WHAT IS NEEDED: Quote the listing below in its entirety, omitting every image.
>> begin SOURCE EXCERPT
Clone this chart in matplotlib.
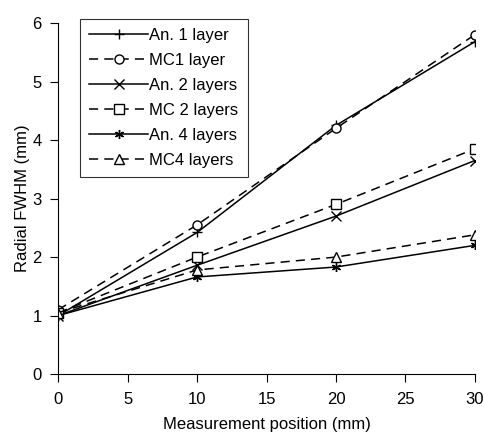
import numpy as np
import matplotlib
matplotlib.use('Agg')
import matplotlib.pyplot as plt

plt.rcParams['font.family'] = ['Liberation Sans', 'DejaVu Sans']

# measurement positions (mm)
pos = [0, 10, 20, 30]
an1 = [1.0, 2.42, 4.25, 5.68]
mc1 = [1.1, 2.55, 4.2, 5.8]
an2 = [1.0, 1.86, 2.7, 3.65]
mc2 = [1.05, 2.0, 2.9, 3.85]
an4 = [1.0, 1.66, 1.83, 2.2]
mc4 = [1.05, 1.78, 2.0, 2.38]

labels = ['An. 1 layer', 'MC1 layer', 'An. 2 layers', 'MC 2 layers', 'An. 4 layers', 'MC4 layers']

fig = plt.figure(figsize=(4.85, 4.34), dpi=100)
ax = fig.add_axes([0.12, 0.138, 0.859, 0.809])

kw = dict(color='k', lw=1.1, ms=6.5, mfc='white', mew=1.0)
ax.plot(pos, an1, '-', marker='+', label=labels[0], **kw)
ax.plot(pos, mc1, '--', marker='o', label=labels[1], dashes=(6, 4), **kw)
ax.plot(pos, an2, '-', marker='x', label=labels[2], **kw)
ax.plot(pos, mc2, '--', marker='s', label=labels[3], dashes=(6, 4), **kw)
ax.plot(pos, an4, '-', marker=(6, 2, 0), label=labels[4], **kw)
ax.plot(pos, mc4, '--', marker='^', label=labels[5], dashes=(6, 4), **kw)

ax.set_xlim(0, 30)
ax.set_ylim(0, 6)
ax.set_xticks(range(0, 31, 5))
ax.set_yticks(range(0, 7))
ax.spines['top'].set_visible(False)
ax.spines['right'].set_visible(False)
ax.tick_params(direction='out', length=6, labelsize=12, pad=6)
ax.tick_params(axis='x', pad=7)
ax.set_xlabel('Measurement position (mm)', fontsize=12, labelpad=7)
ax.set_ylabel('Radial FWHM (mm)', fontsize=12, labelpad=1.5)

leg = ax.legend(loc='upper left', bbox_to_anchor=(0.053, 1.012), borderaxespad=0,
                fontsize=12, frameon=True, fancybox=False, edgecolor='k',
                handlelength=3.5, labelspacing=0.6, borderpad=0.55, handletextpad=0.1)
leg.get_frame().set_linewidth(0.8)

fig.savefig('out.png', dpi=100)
>> end SOURCE EXCERPT
EXERCISE RESULT:
Clone this chart in matplotlib.
import numpy as np
import matplotlib
matplotlib.use('Agg')
import matplotlib.pyplot as plt

plt.rcParams['font.family'] = ['Liberation Sans', 'DejaVu Sans']

# measurement positions (mm)
pos = [0, 10, 20, 30]
an1 = [1.0, 2.42, 4.25, 5.68]
mc1 = [1.1, 2.55, 4.2, 5.8]
an2 = [1.0, 1.86, 2.7, 3.65]
mc2 = [1.05, 2.0, 2.9, 3.85]
an4 = [1.0, 1.66, 1.83, 2.2]
mc4 = [1.05, 1.78, 2.0, 2.38]

labels = ['An. 1 layer', 'MC1 layer', 'An. 2 layers', 'MC 2 layers', 'An. 4 layers', 'MC4 layers']

fig = plt.figure(figsize=(4.85, 4.34), dpi=100)
ax = fig.add_axes([0.12, 0.138, 0.859, 0.809])

kw = dict(color='k', lw=1.1, ms=6.5, mfc='white', mew=1.0)
ax.plot(pos, an1, '-', marker='+', label=labels[0], **kw)
ax.plot(pos, mc1, '--', marker='o', label=labels[1], dashes=(6, 4), **kw)
ax.plot(pos, an2, '-', marker='x', label=labels[2], **kw)
ax.plot(pos, mc2, '--', marker='s', label=labels[3], dashes=(6, 4), **kw)
ax.plot(pos, an4, '-', marker=(6, 2, 0), label=labels[4], **kw)
ax.plot(pos, mc4, '--', marker='^', label=labels[5], dashes=(6, 4), **kw)

ax.set_xlim(0, 30)
ax.set_ylim(0, 6)
ax.set_xticks(range(0, 31, 5))
ax.set_yticks(range(0, 7))
ax.spines['top'].set_visible(False)
ax.spines['right'].set_visible(False)
ax.tick_params(direction='out', length=6, labelsize=12, pad=6)
ax.tick_params(axis='x', pad=7)
ax.set_xlabel('Measurement position (mm)', fontsize=12, labelpad=7)
ax.set_ylabel('Radial FWHM (mm)', fontsize=12, labelpad=1.5)

leg = ax.legend(loc='upper left', bbox_to_anchor=(0.053, 1.012), borderaxespad=0,
                fontsize=12, frameon=True, fancybox=False, edgecolor='k',
                handlelength=3.5, labelspacing=0.6, borderpad=0.55, handletextpad=0.1)
leg.get_frame().set_linewidth(0.8)

fig.savefig('out.png', dpi=100)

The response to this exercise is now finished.